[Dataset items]

+++++

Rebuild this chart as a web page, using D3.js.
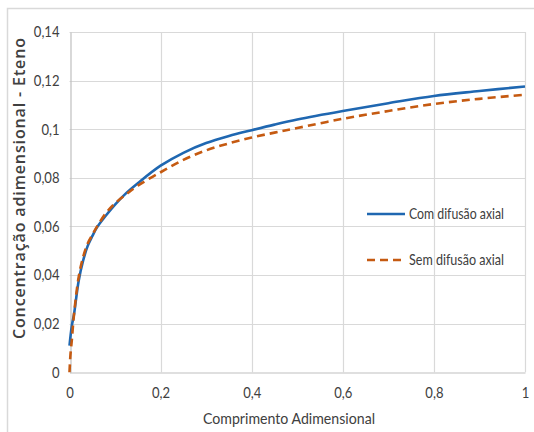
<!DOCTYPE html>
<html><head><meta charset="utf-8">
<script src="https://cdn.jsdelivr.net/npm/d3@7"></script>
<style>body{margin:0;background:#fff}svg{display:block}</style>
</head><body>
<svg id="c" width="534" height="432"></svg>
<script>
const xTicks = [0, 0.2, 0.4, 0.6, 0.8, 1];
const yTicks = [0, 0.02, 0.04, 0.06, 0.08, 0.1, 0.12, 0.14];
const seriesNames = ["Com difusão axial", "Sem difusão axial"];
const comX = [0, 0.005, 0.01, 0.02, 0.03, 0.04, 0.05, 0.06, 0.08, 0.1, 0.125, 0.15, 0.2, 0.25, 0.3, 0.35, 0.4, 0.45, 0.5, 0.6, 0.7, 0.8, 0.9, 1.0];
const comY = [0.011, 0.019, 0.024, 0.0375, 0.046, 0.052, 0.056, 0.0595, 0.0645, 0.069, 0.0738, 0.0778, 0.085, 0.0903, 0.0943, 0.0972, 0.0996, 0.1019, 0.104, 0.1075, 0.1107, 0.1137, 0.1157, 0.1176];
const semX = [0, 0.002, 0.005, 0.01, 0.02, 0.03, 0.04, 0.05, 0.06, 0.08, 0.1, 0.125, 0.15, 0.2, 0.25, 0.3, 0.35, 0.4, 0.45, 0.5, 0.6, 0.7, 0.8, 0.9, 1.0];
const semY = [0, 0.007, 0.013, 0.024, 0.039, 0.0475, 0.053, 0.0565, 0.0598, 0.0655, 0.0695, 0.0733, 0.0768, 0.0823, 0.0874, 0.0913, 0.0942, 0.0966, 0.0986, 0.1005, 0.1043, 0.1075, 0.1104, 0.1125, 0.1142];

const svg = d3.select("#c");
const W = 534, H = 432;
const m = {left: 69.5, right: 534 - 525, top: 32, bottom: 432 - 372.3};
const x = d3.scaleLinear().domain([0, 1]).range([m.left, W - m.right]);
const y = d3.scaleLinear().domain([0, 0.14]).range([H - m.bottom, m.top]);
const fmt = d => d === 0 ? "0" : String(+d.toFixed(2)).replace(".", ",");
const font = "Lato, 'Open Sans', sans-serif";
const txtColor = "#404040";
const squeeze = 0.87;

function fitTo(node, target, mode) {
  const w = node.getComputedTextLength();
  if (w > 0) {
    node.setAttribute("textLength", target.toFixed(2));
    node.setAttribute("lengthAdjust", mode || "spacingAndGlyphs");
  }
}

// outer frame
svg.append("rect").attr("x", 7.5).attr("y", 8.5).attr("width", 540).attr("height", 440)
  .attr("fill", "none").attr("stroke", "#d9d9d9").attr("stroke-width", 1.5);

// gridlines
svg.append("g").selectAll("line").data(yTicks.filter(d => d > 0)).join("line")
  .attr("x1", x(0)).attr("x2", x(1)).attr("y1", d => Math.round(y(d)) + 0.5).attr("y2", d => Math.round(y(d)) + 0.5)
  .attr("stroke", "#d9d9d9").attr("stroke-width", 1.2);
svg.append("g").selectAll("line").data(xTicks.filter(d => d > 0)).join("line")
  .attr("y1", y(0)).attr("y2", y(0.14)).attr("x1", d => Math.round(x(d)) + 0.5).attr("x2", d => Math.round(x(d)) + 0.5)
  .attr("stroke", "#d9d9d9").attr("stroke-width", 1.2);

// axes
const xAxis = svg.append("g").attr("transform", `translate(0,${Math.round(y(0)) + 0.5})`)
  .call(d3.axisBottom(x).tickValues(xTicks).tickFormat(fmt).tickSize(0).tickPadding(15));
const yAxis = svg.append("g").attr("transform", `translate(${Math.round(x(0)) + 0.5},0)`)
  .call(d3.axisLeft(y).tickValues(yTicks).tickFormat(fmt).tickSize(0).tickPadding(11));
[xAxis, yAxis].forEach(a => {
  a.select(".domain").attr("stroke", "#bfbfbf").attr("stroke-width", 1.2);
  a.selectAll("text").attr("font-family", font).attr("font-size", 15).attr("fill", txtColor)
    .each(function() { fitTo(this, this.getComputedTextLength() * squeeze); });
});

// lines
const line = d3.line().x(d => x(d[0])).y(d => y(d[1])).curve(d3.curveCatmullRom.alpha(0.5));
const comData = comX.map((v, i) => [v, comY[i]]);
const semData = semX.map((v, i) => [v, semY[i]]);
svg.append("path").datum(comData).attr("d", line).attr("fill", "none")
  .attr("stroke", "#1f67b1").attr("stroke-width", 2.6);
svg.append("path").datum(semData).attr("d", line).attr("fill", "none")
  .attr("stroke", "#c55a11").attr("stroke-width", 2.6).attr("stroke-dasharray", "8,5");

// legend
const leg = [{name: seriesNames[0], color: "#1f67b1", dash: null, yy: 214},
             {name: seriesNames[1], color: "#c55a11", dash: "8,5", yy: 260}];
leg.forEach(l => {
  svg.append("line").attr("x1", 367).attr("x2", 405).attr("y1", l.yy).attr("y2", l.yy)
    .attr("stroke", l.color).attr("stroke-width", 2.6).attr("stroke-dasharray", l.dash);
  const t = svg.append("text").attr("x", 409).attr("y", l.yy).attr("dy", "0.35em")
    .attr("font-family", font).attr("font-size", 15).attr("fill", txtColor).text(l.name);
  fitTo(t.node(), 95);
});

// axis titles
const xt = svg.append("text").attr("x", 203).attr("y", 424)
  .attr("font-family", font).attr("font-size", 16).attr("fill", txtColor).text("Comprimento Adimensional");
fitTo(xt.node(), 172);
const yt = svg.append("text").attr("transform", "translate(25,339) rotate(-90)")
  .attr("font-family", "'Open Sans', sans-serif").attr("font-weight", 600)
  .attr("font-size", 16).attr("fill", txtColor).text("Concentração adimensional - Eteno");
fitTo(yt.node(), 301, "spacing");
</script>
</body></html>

+++++

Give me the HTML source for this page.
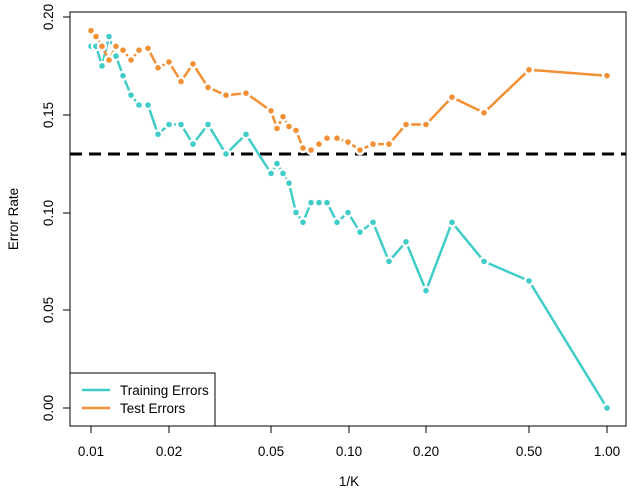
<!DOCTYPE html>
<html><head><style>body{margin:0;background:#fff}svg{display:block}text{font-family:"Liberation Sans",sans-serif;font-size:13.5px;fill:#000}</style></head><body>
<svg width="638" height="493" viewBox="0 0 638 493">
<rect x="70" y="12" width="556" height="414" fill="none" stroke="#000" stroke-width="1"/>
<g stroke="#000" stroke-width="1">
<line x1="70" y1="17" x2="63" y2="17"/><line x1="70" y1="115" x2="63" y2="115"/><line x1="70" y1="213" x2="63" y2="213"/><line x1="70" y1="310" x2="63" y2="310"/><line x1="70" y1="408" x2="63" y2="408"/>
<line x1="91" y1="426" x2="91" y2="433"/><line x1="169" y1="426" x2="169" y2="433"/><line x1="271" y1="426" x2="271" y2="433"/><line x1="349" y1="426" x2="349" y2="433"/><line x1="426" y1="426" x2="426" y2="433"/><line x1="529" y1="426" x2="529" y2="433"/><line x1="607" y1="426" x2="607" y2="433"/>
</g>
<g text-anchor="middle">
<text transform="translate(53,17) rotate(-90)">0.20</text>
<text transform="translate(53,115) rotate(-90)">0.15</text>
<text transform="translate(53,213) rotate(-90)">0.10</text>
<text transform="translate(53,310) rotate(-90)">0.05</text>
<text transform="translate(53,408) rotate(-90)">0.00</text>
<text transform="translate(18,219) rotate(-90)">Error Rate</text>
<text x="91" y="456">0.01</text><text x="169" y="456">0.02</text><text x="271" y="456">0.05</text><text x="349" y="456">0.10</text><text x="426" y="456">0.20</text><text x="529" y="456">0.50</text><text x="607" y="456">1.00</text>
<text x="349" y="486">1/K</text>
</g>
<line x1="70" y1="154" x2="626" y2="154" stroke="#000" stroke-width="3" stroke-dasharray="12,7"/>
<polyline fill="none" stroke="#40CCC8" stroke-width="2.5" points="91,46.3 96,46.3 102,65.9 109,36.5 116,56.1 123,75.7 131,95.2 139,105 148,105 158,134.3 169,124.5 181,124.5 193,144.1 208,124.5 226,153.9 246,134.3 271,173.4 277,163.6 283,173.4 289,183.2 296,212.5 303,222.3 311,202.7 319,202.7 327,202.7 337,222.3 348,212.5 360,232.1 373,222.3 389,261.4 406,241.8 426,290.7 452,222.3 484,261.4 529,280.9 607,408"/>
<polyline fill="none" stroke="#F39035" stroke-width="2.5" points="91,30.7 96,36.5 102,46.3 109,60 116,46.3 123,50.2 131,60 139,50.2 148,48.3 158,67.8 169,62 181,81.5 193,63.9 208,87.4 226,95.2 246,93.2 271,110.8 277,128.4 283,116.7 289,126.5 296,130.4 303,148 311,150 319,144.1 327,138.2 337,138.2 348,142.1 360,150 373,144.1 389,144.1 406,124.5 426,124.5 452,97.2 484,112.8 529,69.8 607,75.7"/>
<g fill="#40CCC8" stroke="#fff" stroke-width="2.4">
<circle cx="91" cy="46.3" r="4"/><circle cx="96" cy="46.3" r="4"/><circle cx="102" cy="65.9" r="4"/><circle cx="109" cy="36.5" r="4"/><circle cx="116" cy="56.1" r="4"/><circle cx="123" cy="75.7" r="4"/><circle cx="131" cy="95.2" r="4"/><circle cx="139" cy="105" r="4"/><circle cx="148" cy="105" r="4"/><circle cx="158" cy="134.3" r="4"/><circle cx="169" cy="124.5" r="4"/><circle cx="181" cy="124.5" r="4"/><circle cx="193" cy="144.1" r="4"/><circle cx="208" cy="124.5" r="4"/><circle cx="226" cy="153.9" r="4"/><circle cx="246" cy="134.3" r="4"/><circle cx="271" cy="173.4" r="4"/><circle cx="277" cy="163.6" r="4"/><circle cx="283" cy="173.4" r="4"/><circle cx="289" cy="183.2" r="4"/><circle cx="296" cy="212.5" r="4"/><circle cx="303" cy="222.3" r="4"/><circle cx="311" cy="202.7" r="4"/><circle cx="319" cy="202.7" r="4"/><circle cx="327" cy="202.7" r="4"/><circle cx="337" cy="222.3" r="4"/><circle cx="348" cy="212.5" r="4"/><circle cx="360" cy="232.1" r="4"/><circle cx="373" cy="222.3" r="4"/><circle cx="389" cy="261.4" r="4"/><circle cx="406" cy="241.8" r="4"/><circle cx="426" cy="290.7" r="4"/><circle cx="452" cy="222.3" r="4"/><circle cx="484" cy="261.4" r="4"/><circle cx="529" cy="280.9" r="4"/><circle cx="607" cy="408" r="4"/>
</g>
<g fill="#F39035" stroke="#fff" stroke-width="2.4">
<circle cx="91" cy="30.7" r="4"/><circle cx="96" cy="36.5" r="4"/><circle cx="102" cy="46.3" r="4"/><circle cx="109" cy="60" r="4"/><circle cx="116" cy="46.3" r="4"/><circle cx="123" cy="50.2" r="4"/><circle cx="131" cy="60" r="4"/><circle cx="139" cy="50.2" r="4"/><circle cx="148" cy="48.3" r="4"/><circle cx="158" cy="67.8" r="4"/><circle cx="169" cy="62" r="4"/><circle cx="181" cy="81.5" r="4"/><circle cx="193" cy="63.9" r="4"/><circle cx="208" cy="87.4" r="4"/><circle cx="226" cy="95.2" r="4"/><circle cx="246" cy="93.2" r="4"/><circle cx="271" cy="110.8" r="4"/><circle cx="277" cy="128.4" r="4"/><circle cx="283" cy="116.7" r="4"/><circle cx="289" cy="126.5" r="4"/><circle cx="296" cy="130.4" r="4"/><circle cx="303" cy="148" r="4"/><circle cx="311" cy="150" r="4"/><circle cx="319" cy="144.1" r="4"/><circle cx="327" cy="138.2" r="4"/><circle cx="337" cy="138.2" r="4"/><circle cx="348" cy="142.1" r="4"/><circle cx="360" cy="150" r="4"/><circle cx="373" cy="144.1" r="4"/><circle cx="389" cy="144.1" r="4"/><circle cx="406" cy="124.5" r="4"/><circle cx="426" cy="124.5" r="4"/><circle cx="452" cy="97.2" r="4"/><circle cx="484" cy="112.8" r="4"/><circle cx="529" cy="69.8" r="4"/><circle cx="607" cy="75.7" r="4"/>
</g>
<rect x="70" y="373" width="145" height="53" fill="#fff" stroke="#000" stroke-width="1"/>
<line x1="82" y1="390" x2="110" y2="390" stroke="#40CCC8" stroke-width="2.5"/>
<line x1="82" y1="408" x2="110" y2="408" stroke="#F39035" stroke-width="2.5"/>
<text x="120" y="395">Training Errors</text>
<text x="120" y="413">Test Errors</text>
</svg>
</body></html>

+++++

Among the entries above, identify all lines with "this" and copy them.

## [Exercise result]
Rebuild this chart as a web page, using D3.js.
    .each(function() { fitTo(this, this.getComputedTextLength() * squeeze); });
Give me the HTML source for this page.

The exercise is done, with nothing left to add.